Raw data start
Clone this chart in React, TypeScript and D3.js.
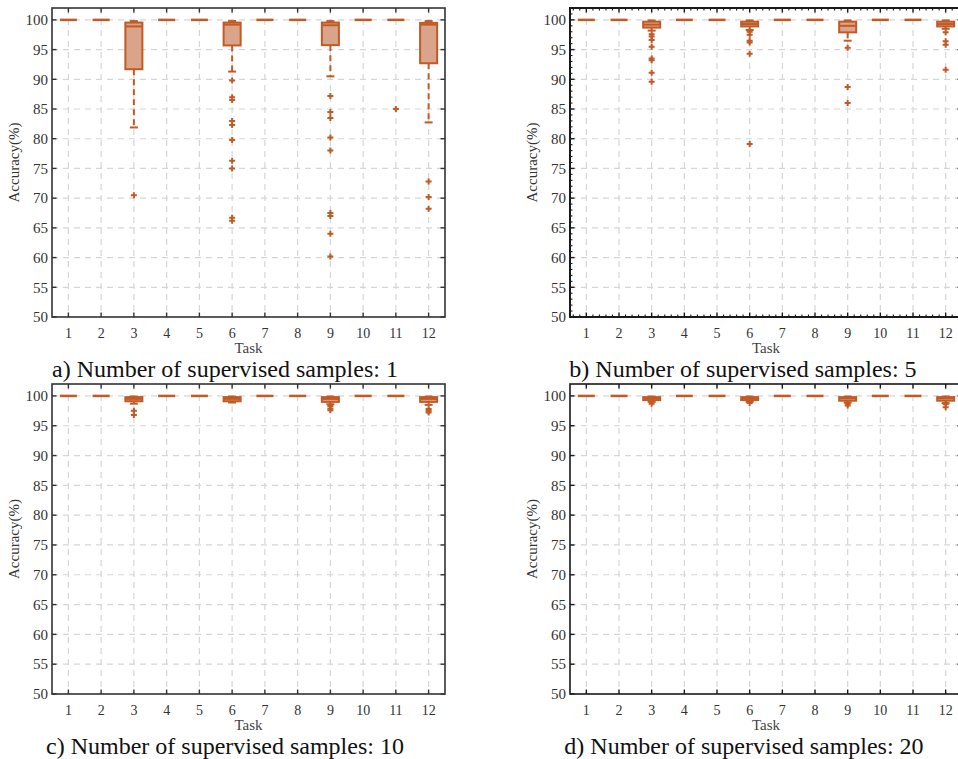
import React from 'react';
import * as d3 from 'd3';

// tasks on the x axis
const tasks = [1, 2, 3, 4, 5, 6, 7, 8, 9, 10, 11, 12];
const yTicks = [50, 55, 60, 65, 70, 75, 80, 85, 90, 95, 100];
const captions = [
  'a) Number of supervised samples: 1',
  'b) Number of supervised samples: 5',
  'c) Number of supervised samples: 10',
  'd) Number of supervised samples: 20',
];

// samples = 1
const q1A = [100, 100, 91.7, 100, 100, 95.7, 100, 100, 95.75, 100, 100, 92.7];
const medA = [100, 100, 98.9, 100, 100, 99.2, 100, 100, 99.1, 100, 100, 99.2];
const q3A = [100, 100, 99.55, 100, 100, 99.55, 100, 100, 99.55, 100, 100, 99.5];
const loA = [100, 100, 81.9, 100, 100, 91.3, 100, 100, 90.5, 100, 100, 82.75];
const hiA = [100, 100, 99.8, 100, 100, 99.8, 100, 100, 99.8, 100, 100, 99.8];
const outA = [
  [], [], [70.5], [], [],
  [89.8, 87.0, 86.5, 83.0, 82.3, 79.8, 76.3, 75.0, 66.7, 66.2],
  [], [],
  [87.2, 84.5, 83.5, 80.2, 78.0, 67.5, 67.0, 64.0, 60.2],
  [], [85.0], [72.8, 70.2, 68.2],
];

// samples = 5
const q1B = [100, 100, 98.7, 100, 100, 98.9, 100, 100, 97.9, 100, 100, 98.9];
const medB = [100, 100, 99.2, 100, 100, 99.3, 100, 100, 99.0, 100, 100, 99.3];
const q3B = [100, 100, 99.7, 100, 100, 99.7, 100, 100, 99.7, 100, 100, 99.7];
const loB = [100, 100, 98.2, 100, 100, 98.3, 100, 100, 96.5, 100, 100, 98.5];
const hiB = [100, 100, 99.9, 100, 100, 99.9, 100, 100, 99.9, 100, 100, 99.9];
const outB = [
  [], [], [97.6, 97.2, 96.6, 95.5, 93.5, 93.2, 91.1, 89.6], [], [],
  [98.0, 97.5, 96.5, 96.2, 94.3, 79.1], [], [],
  [95.3, 88.7, 86.0], [], [], [97.9, 96.4, 95.8, 91.6],
];

// samples = 10
const q1C = [100, 100, 99.1, 100, 100, 99.1, 100, 100, 99.0, 100, 100, 99.0];
const medC = [100, 100, 99.5, 100, 100, 99.5, 100, 100, 99.5, 100, 100, 99.5];
const q3C = [100, 100, 99.8, 100, 100, 99.8, 100, 100, 99.8, 100, 100, 99.8];
const loC = [100, 100, 98.7, 100, 100, 98.9, 100, 100, 98.6, 100, 100, 98.5];
const hiC = [100, 100, 99.9, 100, 100, 99.9, 100, 100, 99.9, 100, 100, 99.9];
const outC = [
  [], [], [97.5, 96.8], [], [], [], [], [],
  [98.3, 97.9, 97.6], [], [], [97.8, 97.5, 97.2],
];

// samples = 20
const q1D = [100, 100, 99.3, 100, 100, 99.3, 100, 100, 99.2, 100, 100, 99.2];
const medD = [100, 100, 99.6, 100, 100, 99.6, 100, 100, 99.6, 100, 100, 99.6];
const q3D = [100, 100, 99.8, 100, 100, 99.8, 100, 100, 99.8, 100, 100, 99.8];
const loD = [100, 100, 99.0, 100, 100, 99.0, 100, 100, 98.9, 100, 100, 98.8];
const hiD = [100, 100, 99.9, 100, 100, 99.9, 100, 100, 99.9, 100, 100, 99.9];
const outD = [
  [], [], [98.7], [], [], [98.8], [], [],
  [98.7, 98.4], [], [], [98.6, 98.1],
];

const ORANGE = '#C25A26';
const FILL = '#D9A48A';
const FONT = 'Liberation Serif, serif';

function Panel({ left, top, right, bottom, q1, med, q3, lo, hi, out, caption, capX, labelX, minor, frame }) {
  const x = d3.scaleLinear().domain([0.5, 12.5]).range([left, right]);
  const y = d3.scaleLinear().domain([50, 102]).range([bottom, top]);
  const unit = x(2) - x(1);
  const bw = unit * 0.52;
  const cap = 4;
  const major = 4.5;
  const minorLen = 2.5;
  const xMinor = minor ? d3.range(0.6, 12.5, 0.2).filter(v => Math.abs(v - Math.round(v)) > 0.01) : [];
  const yMinor = minor ? d3.range(51, 102, 1).filter(v => v % 5 !== 0) : [];
  const txt = { fontFamily: FONT };

  return (
    <g>
      {/* grid */}
      {tasks.map(t => (
        <line key={'gx' + t} x1={x(t)} x2={x(t)} y1={top} y2={bottom} stroke="#d6d6d6" strokeWidth={1.2} strokeDasharray="6,5" />
      ))}
      {yTicks.slice(1).map(v => (
        <line key={'gy' + v} x1={left} x2={right} y1={y(v)} y2={y(v)} stroke="#d6d6d6" strokeWidth={1.2} strokeDasharray="6,5" />
      ))}

      {/* boxes */}
      {tasks.map((t, i) => {
        const cx = x(t);
        if (q1[i] === q3[i]) {
          return (
            <g key={'b' + t}>
              <line x1={cx - bw / 2} x2={cx + bw / 2} y1={y(med[i])} y2={y(med[i])} stroke={ORANGE} strokeWidth={2.5} />
            </g>
          );
        }
        return (
          <g key={'b' + t}>
            <line x1={cx} x2={cx} y1={y(q1[i])} y2={y(lo[i])} stroke={ORANGE} strokeWidth={2} strokeDasharray="6,4" />
            <line x1={cx - cap} x2={cx + cap} y1={y(lo[i])} y2={y(lo[i])} stroke={ORANGE} strokeWidth={2} />
            <line x1={cx} x2={cx} y1={y(q3[i])} y2={y(hi[i])} stroke={ORANGE} strokeWidth={2} />
            <line x1={cx - cap} x2={cx + cap} y1={y(hi[i])} y2={y(hi[i])} stroke={ORANGE} strokeWidth={2} />
            <rect x={cx - bw / 2} y={y(q3[i])} width={bw} height={y(q1[i]) - y(q3[i])} fill={FILL} stroke={ORANGE} strokeWidth={2} />
            <line x1={cx - bw / 2} x2={cx + bw / 2} y1={y(med[i])} y2={y(med[i])} stroke={ORANGE} strokeWidth={2} />
          </g>
        );
      })}

      {/* outliers */}
      {tasks.map((t, i) =>
        out[i].map((v, j) => (
          <path key={'o' + t + '-' + j} d={`M${x(t) - 3},${y(v)}h6M${x(t)},${y(v) - 3}v6`} stroke={ORANGE} strokeWidth={2} fill="none" />
        ))
      )}

      {/* frame */}
      <rect x={left} y={top} width={right - left} height={bottom - top} fill="none" stroke={frame} strokeWidth={minor ? 2 : 1.6} />

      {/* ticks, inward on all sides */}
      {tasks.map(t => (
        <g key={'tx' + t}>
          <line x1={x(t)} x2={x(t)} y1={bottom} y2={bottom - major} stroke={frame} strokeWidth={1.4} />
          <line x1={x(t)} x2={x(t)} y1={top} y2={top + major} stroke={frame} strokeWidth={1.4} />
        </g>
      ))}
      {yTicks.map(v => (
        <g key={'ty' + v}>
          <line x1={left} x2={left + major} y1={y(v)} y2={y(v)} stroke={frame} strokeWidth={1.4} />
          <line x1={right} x2={right - major} y1={y(v)} y2={y(v)} stroke={frame} strokeWidth={1.4} />
        </g>
      ))}
      {xMinor.map(v => (
        <g key={'mx' + v}>
          <line x1={x(v)} x2={x(v)} y1={bottom} y2={bottom - minorLen} stroke={frame} strokeWidth={1.1} />
          <line x1={x(v)} x2={x(v)} y1={top} y2={top + minorLen} stroke={frame} strokeWidth={1.1} />
        </g>
      ))}
      {yMinor.map(v => (
        <g key={'my' + v}>
          <line x1={left} x2={left + minorLen} y1={y(v)} y2={y(v)} stroke={frame} strokeWidth={1.1} />
          <line x1={right} x2={right - minorLen} y1={y(v)} y2={y(v)} stroke={frame} strokeWidth={1.1} />
        </g>
      ))}

      {/* tick labels */}
      {yTicks.map(v => (
        <text key={'ly' + v} x={left - 4} y={y(v)} dy="0.35em" textAnchor="end" fontSize={15} fill="#333" style={txt}>
          {v}
        </text>
      ))}
      {tasks.map(t => (
        <text key={'lx' + t} x={x(t)} y={bottom + 21} textAnchor="middle" fontSize={14} fill="#333" style={txt}>
          {t}
        </text>
      ))}
      <text x={(left + (left + 12 * unit)) / 2} y={bottom + 36} textAnchor="middle" fontSize={15} fill="#444" style={txt}>
        Task
      </text>
      <text transform={`translate(${labelX},${(top + bottom) / 2}) rotate(-90)`} textAnchor="middle" fontSize={15} fill="#333" style={txt}>
        Accuracy(%)
      </text>
      <text x={capX} y={bottom + 60} textAnchor="middle" fontSize={24} fill="#111" style={txt}>
        {caption}
      </text>
    </g>
  );
}

export default function App() {
  return (
    <svg width={958} height={759} style={{ position: 'absolute', left: 0, top: 0, background: '#fff' }}>
      <Panel left={52} top={8} right={445} bottom={317} q1={q1A} med={medA} q3={q3A} lo={loA} hi={hiA} out={outA}
        caption={captions[0]} capX={225} labelX={19} minor={false} frame="#333" />
      <Panel left={570} top={8} right={962} bottom={317} q1={q1B} med={medB} q3={q3B} lo={loB} hi={hiB} out={outB}
        caption={captions[1]} capX={743} labelX={537} minor={true} frame="#1a1a1a" />
      <Panel left={52} top={384} right={445} bottom={694} q1={q1C} med={medC} q3={q3C} lo={loC} hi={hiC} out={outC}
        caption={captions[2]} capX={225} labelX={19} minor={false} frame="#333" />
      <Panel left={570} top={384} right={962} bottom={694} q1={q1D} med={medD} q3={q3D} lo={loD} hi={hiD} out={outD}
        caption={captions[3]} capX={744} labelX={537} minor={false} frame="#1a1a1a" />
    </svg>
  );
}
Raw data end
▶ Given exercise
Starting at the first line of the material, output exactly the lines up to and including the one with "import * as d3 from 'd3';". Do not include the pictures.

▶ Correct output
Clone this chart in React, TypeScript and D3.js.
import React from 'react';
import * as d3 from 'd3';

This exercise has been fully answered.